In politica, di norma, le iniziative di maggior successo sono quelle che sfruttano al meglio un sistema fatto di check & balances, vale a dire: il giusto equilibrio tra incentivi e sanzioni. Da liberale, ritengo che in Italia, in questo momento abbiamo soprattutto bisogno di meccanismi premianti che esaltino l’utilizzo dei pagamenti elettronici. Allo stesso tempo, però, è necessario che vi sia una più concreta “certezza del diritto” e che quindi le eventuali sanzioni deliberate possano essere davvero ed equamente applicate.
E’ possibile premiare l’utilizzo dei pagamenti elettronici senza penalizzare chi usa il contante. Infatti, non è accettabile che diventi comune un messaggio secondo il quale la popolazione venga divisa in buoni o cattivi a seconda di come paga. L’incremento dell’utilizzo della moneta elettronica non è uno strumento coercitivo dei governi ma è, prima di tutto, un vantaggio per i cittadini che ci guadagnano in facilità e sicurezza. Non possiamo demonizzare né il contante né chi lo usa ma la sua diffusione è, semplicemente, meno comoda ed economicamente meno conveniente per il sistema nazionale che, solo per la sua gestione, deve sostenere spese per 10 miliardi di euro ogni anno. Oggi, nella finanziaria è stato fatto uno sforzo per raccogliere 3 miliardi di coperture. Per assurdo, con la sparizione dei contanti avremmo immediatamente disponibili più del triplo di questa cifra e già un terzo dell’intera manovra.

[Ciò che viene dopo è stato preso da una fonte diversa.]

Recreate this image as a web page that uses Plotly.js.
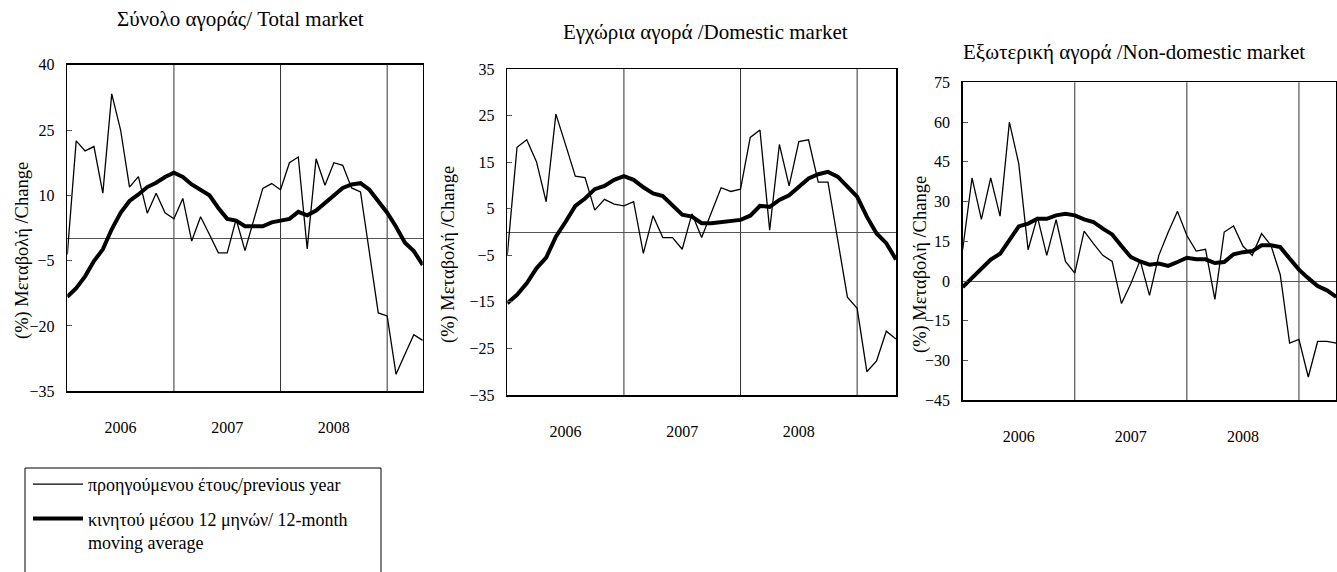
<!DOCTYPE html>
<html><head><meta charset="utf-8">
<script src="https://cdn.plot.ly/plotly-3.0.1.min.js"></script>
<style>html,body{margin:0;padding:0;background:#fff}#chart{width:1337px;height:572px}</style>
</head><body><div id="chart"></div>
<script>
const months = ['2006-01','2006-02','2006-03','2006-04','2006-05','2006-06','2006-07','2006-08','2006-09','2006-10','2006-11','2006-12',
  '2007-01','2007-02','2007-03','2007-04','2007-05','2007-06','2007-07','2007-08','2007-09','2007-10','2007-11','2007-12',
  '2008-01','2008-02','2008-03','2008-04','2008-05','2008-06','2008-07','2008-08','2008-09','2008-10','2008-11','2008-12',
  '2009-01','2009-02','2009-03','2009-04','2009-05'];
const yearLabels = ['2006','2007','2008'];
const yearMid = ['2006-07','2007-07','2008-07'];
const yearStarts = ['2007-01','2008-01','2009-01'];

const panelTitles = ['Σύνολο αγοράς/ Total market','Εγχώρια αγορά /Domestic market','Εξωτερική αγορά /Non-domestic market'];
const yTitle = '(%) Μεταβολή /Change';
const seriesNames = ['προηγούμενου έτους/previous year','κινητού μέσου 12 μηνών/ 12-month<br>moving average'];

const totalYoY = [-3.6,22.5,20.2,21.2,10.5,33.3,25.0,11.9,14.3,5.9,10.5,6.0,4.6,9.3,-0.5,5.1,1.0,-3.2,-3.2,4.5,-2.7,4.5,11.6,12.7,11.3,17.5,18.8,-2.3,18.4,12.3,17.5,16.9,11.7,10.8,-3.0,-17.0,-17.7,-31.1,-26.5,-22.0,-23.3];
const totalMA = [-13.3,-11.3,-8.6,-5.1,-2.4,2.2,6.0,8.7,10.2,11.9,12.9,14.2,15.2,14.2,12.5,11.3,10.0,7.1,4.6,4.2,2.9,2.9,2.9,3.8,4.2,4.6,6.2,5.4,6.5,8.3,10.2,11.7,12.5,12.8,11.3,8.8,6.0,2.8,-0.9,-2.8,-6.0];
const domYoY = [-4.9,18.2,19.8,15.1,6.5,25.3,18.7,12.0,11.7,4.7,7.0,6.0,5.6,6.5,-4.6,3.5,-1.2,-1.2,-3.7,3.9,-1.2,4.1,9.5,8.7,9.2,20.3,21.9,0.4,18.8,9.9,19.4,19.8,10.7,10.7,-1.7,-14.0,-16.4,-30.0,-27.7,-21.3,-23.0];
const domMA = [-15.3,-13.5,-11.0,-7.8,-5.5,-1.0,2.2,5.6,7.2,9.2,9.9,11.2,12.0,11.2,9.6,8.3,7.7,5.6,3.7,3.3,1.9,1.9,2.1,2.2,2.6,3.5,5.6,5.4,6.9,7.9,9.7,11.5,12.4,12.9,11.9,9.7,7.6,3.3,-0.3,-2.4,-5.9];
const nonYoY = [12.0,38.9,23.3,38.9,24.5,60.0,44.3,11.8,24.2,9.7,23.2,7.4,3.0,18.8,14.1,9.7,7.4,-8.5,-1.0,7.8,-5.4,9.7,18.4,26.3,17.2,11.3,12.0,-6.9,18.5,20.8,13.2,9.7,17.9,13.5,2.4,-23.4,-22.0,-36.2,-22.8,-22.8,-23.4];
const nonMA = [-2.3,1.1,4.9,8.1,10.3,15.4,20.6,21.7,23.5,23.5,24.8,25.4,24.8,23.3,22.3,19.8,17.6,13.2,9.1,7.4,6.2,6.6,5.7,7.2,8.8,8.2,8.2,6.8,7.2,10.1,10.9,11.3,13.5,13.5,12.8,8.5,4.3,1.1,-1.9,-3.5,-6.0];

const yRanges = [[-35,40],[-35,35],[-45,75]];
const yDticks = [15,10,15];

const W = 1337, H = 572;
const px = v => v / W, py = v => 1 - v / H;
const FONT = 'Liberation Serif, Times New Roman, serif';

const panels = [
  {yoy: totalYoY, ma: totalMA, x: [67.3, 422.7], y: [64.7, 391.3]},
  {yoy: domYoY, ma: domMA, x: [507.3, 896], y: [69, 395]},
  {yoy: nonYoY, ma: nonMA, x: [962.7, 1336.3], y: [82.3, 400.3]}
];

const data = [];
const layout = {
  width: W, height: H,
  margin: {l: 0, r: 0, t: 0, b: 0},
  paper_bgcolor: '#fff', plot_bgcolor: '#fff',
  font: {family: FONT, color: '#000', size: 16},
  showlegend: true,
  legend: {x: px(28), y: py(466), xanchor: 'left', yanchor: 'top', bgcolor: 'rgba(0,0,0,0)',
           borderwidth: 0, font: {size: 18, family: FONT}, valign: 'top', traceorder: 'grouped',
           tracegroupgap: 8, itemwidth: 50},
  shapes: [], annotations: []
};

panels.forEach((p, k) => {
  const s = k === 0 ? '' : String(k + 1);
  const xa = 'x' + s, ya = 'y' + s;
  data.push({x: months, y: p.yoy, xaxis: xa, yaxis: ya, type: 'scatter', mode: 'lines',
    name: seriesNames[0], legendgroup: 'a', showlegend: k === 0, line: {color: '#000', width: 1.3}});
  data.push({x: months, y: p.ma, xaxis: xa, yaxis: ya, type: 'scatter', mode: 'lines',
    name: seriesNames[1], legendgroup: 'b', showlegend: k === 0, line: {color: '#000', width: 4}});
  layout['xaxis' + s] = {
    domain: [px(p.x[0]), px(p.x[1])], anchor: ya, type: 'category', range: [0, months.length - 1],
    showline: true, mirror: true, linecolor: '#000', linewidth: 1.5, showgrid: false, zeroline: false,
    ticks: '', tickmode: 'array', tickvals: yearMid, ticktext: yearLabels, ticklabelstandoff: 21,
    tickfont: {size: 16, family: FONT}, fixedrange: true
  };
  layout['yaxis' + s] = {
    domain: [py(p.y[1]), py(p.y[0])], anchor: xa, range: yRanges[k], tick0: yRanges[k][0], dtick: yDticks[k],
    showline: true, mirror: true, linecolor: '#000', linewidth: 1.5, showgrid: false,
    zeroline: true, zerolinecolor: '#555', zerolinewidth: 1,
    ticks: 'inside', ticklen: 5, tickcolor: '#555', ticklabelstandoff: 8,
    tickfont: {size: 16, family: FONT}, fixedrange: true
  };
  yearStarts.forEach(m => layout.shapes.push({type: 'line', xref: xa, yref: ya + ' domain', x0: m, x1: m, y0: 0, y1: 1,
    line: {color: '#333', width: 1}, layer: 'below'}));
});

const titlePos = [[240, 19], [705, 32], [1134, 52]];
titlePos.forEach((t, k) => layout.annotations.push({text: panelTitles[k], xref: 'paper', yref: 'paper',
  x: px(t[0]), y: py(t[1]), xanchor: 'center', yanchor: 'middle', showarrow: false, font: {size: 21, family: FONT}}));
const yTitlePos = [[23, 251], [448, 255], [920, 265]];
yTitlePos.forEach(t => layout.annotations.push({text: yTitle, textangle: -90, xref: 'paper', yref: 'paper',
  x: px(t[0]), y: py(t[1]), xanchor: 'center', yanchor: 'middle', showarrow: false, font: {size: 18.5, family: FONT}}));

layout.shapes.push({type: 'rect', xref: 'paper', yref: 'paper', x0: px(25), x1: px(381), y0: py(590), y1: py(468),
  line: {color: '#000', width: 1}, fillcolor: 'rgba(0,0,0,0)'});

Plotly.newPlot('chart', data, layout, {displayModeBar: false, staticPlot: true});
</script>
</body></html>
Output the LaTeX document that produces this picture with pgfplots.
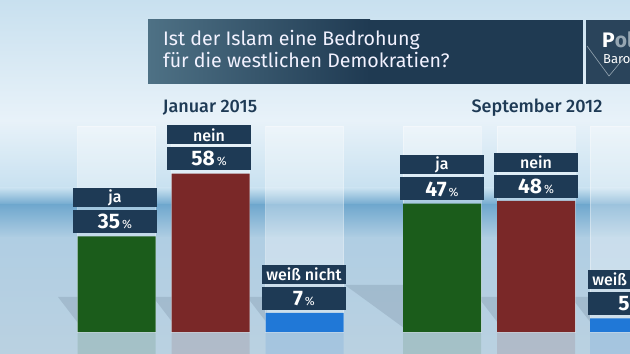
\documentclass[border=0pt]{standalone}
\usepackage{pgfplots}
\pgfplotsset{compat=1.18}
\usepackage{fontspec}
\setmainfont{Fira Sans}
\newfontfamily\firamed{Fira Sans Medium}
\definecolor{navy}{RGB}{30,58,85}
\definecolor{titleL}{RGB}{78,113,133}
\definecolor{titleR}{RGB}{31,58,82}
\definecolor{bgA}{RGB}{200,224,239}
\definecolor{bgB}{RGB}{232,242,249}
\definecolor{bgC}{RGB}{200,225,240}
\definecolor{bgD}{RGB}{112,168,206}
\definecolor{bgE}{RGB}{176,206,227}
\definecolor{bgF}{RGB}{186,209,225}
\definecolor{shadowc}{RGB}{140,163,182}
\definecolor{jagreen}{RGB}{27,92,27}
\definecolor{neinred}{RGB}{122,40,40}
\definecolor{wnblue}{RGB}{32,120,215}
\definecolor{logogrey}{RGB}{150,166,178}
\tikzset{
  valbox/.style={anchor=south, yshift=3bp, minimum width=84bp, minimum height=23bp,
                 inner sep=0, fill=navy, text=white},
  labbox/.style={anchor=south, yshift=29bp, minimum width=84bp, minimum height=19bp,
                 inner sep=0, fill=navy, text=white,
                 font=\firamed\fontsize{16bp}{16bp}\selectfont},
}
\newcommand{\val}[1]{{\fontsize{21bp}{21bp}\selectfont\bfseries #1}\hspace{2bp}{\fontsize{12bp}{12bp}\selectfont\%}}
\begin{document}
\begin{tikzpicture}
\useasboundingbox (0,0) rectangle (630bp,354bp);
\clip (0,0) rectangle (630bp,354bp);
% ---- background (x right, y up, 1 unit = 1 pixel)
\begin{scope}[x=1bp,y=1bp]
  \shade[top color=bgA, bottom color=bgB] (0,354) rectangle (630,234);
  \shade[top color=bgB, bottom color=bgC] (0,234) rectangle (630,166);
  \shade[top color=bgC, bottom color=bgD] (0,166) rectangle (630,149);
  \shade[top color=bgD, bottom color=bgE] (0,149) rectangle (630,116);
  \shade[top color=bgE, bottom color=bgF] (0,116) rectangle (630,0);
  % floor shadows
  \fill[shadowc, opacity=0.45] (58,57) -- (78,57) -- (78,31) -- cycle;
  \fill[shadowc, opacity=0.45] (153,57) -- (173,57) -- (173,31) -- cycle;
  \fill[shadowc, opacity=0.45] (247,57) -- (267,57) -- (267,31) -- cycle;
  \fill[shadowc, opacity=0.45] (345,69) -- (404,69) -- (404,26) -- cycle;
  \fill[shadowc, opacity=0.45] (478,57) -- (498,57) -- (498,31) -- cycle;
  \fill[shadowc, opacity=0.45] (571,57) -- (591,57) -- (591,31) -- cycle;
  % title box
  \shade[left color=titleL, right color=titleR] (148,334) rectangle (370,270);
  \fill[titleR] (369,334) rectangle (583,270);
  \fill[titleR!95!white] (586,334) rectangle (640,270);
  \draw[logogrey, line width=0.6bp] (587,308) -- (609,278) -- (624,296);
  \node[anchor=base west, inner sep=0, text=white!95!blue,
        font=\fontsize{19.6bp}{19.6bp}\selectfont] at (163,309) {Ist der Islam eine Bedrohung};
  \node[anchor=base west, inner sep=0, text=white!95!blue,
        font=\fontsize{19.6bp}{19.6bp}\selectfont] at (163,287) {für die westlichen Demokratien?};
  \node[anchor=base west, inner sep=0, text=white,
        font=\fontsize{21bp}{21bp}\selectfont\bfseries] at (602,307) {P\textcolor{logogrey}{olit}};
  \node[anchor=base west, inner sep=0, text=white,
        font=\fontsize{13bp}{13bp}\selectfont] at (603,291) {Barometer};
  % period headings
  \node[anchor=base, inner sep=0, text=navy,
        font=\firamed\fontsize{18bp}{18bp}\selectfont] at (210,242) {Januar 2015};
  \node[anchor=base, inner sep=0, text=navy,
        font=\firamed\fontsize{18bp}{18bp}\selectfont] at (537,242) {September 2012};
\end{scope}
% ---- data
\begin{axis}[
  at={(0,0)}, anchor=south west,
  scale only axis, width=630bp, height=354bp,
  xmin=0, xmax=630, ymin=-8.06, ymax=121.6,
  hide axis, clip=true,
]
% ghost columns
\addplot[ybar, bar width=78, bar shift=0pt, fill=white, fill opacity=0.32,
         draw=white, draw opacity=0.35] coordinates
  {(116.5,75.5) (210.5,75.5) (304.5,75.5) (442,75.5) (536,75.5) (629,75.5)};
% reflections
\addplot[ybar, bar width=78, bar shift=0pt, fill=jagreen, fill opacity=0.13, draw=none]
  coordinates {(116.5,-8.1) (442,-8.1)};
\addplot[ybar, bar width=78, bar shift=0pt, fill=neinred, fill opacity=0.13, draw=none]
  coordinates {(210.5,-8.1) (536,-8.1)};
\addplot[ybar, bar width=78, bar shift=0pt, fill=wnblue, fill opacity=0.13, draw=none]
  coordinates {(304.5,-8.1) (629,-8.1)};
% bars: ja, nein, weiss nicht (Januar 2015 / September 2012)
\addplot[ybar, bar width=78, bar shift=0pt, fill=jagreen, draw=none]
  coordinates {(116.5,35) (442,47)};
\addplot[ybar, bar width=78, bar shift=0pt, fill=neinred, draw=none]
  coordinates {(210.5,58) (536,48)};
\addplot[ybar, bar width=78, bar shift=0pt, fill=wnblue, draw=none]
  coordinates {(304.5,7) (629,5)};
% labels
\node[valbox] at (axis cs:115,35) {\val{35}};
\node[labbox] at (axis cs:115,35) {ja};
\node[valbox] at (axis cs:209,58) {\val{58}};
\node[labbox] at (axis cs:209,58) {nein};
\node[valbox] at (axis cs:304,7) {\val{7}};
\node[labbox] at (axis cs:304,7) {weiß nicht};
\node[valbox] at (axis cs:442,47) {\val{47}};
\node[labbox] at (axis cs:442,47) {ja};
\node[valbox] at (axis cs:536,48) {\val{48}};
\node[labbox] at (axis cs:536,48) {nein};
\node[valbox] at (axis cs:630,5) {\val{5}};
\node[labbox] at (axis cs:630,5) {weiß nicht};
\end{axis}
\end{tikzpicture}
\end{document}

I pagamenti elettronici, inoltre, possono essere un prezioso alleato nella lotta all’evasione ma non possono essere l’unico strumento di contrasto utilizzato. Sarebbe ingenuo pensare che da soli possano essere in grado di porre fine ad un fenomeno radicato soprattutto a livello culturale. Avremmo, piuttosto, bisogno di un mix di premi, sanzioni realmente applicabili e un nuovo spirito civico.
Dal punto di vista pratico-infrastrutturale, in realtà, non sono moltissimi gli ostacoli per la piena implementazione dei pagamenti digitali. Basti pensare, ad esempio, che l’Italia è il quarto paese europeo per numero di POS, circa 3 milioni totali, vale a dire 52.000 ogni milione di abitanti e, addirittura in crescita dello 5,1% negli ultimi cinque anni. Peccato però che una parte considerevole di questi supporti sia inutilizzata. Culturalmente parlando, invece, senza una definitiva presa di coscienza e un rinnovato spirito civico da parte dei cittadini qualsiasi iniziativa, per quanto buona, avrà sempre risultati inferiori alle aspettative. I cittadini devono convincersi di ciò che fanno e ciò può avvenire solo grazie all’educazione digitale e finanziaria.
Il sistema bancario non può essere escluso, ovviamente, dal processo di trasformazione in atto. Le banche, infatti, hanno loro stesse necessità di accompagnare e favorire il cambiamento. Le più recenti evoluzioni tecniche e normative della PSD2 impongono loro ad aprirsi maggiormente alle novità e con lo svilupparsi dell’economia digitale è evidente che non possano che favorire sempre di più anche la diffusione dei pagamenti elettronici.
Per rilanciare una nuova cultura nell’ambito dei pagamenti, dobbiamo capire che l’educazione finanziaria – di cui i pagamenti sono una parte importante – è una materia a tutti gli effetti che dovrebbe contribuire alla formazione delle giovani generazioni fin da piccoli.
È indispensabile, quindi, che venga insegnata nelle scuole e che partecipi alla formazione di quel nuovo spirito civico di cui tanto avremmo bisogno anche in Italia.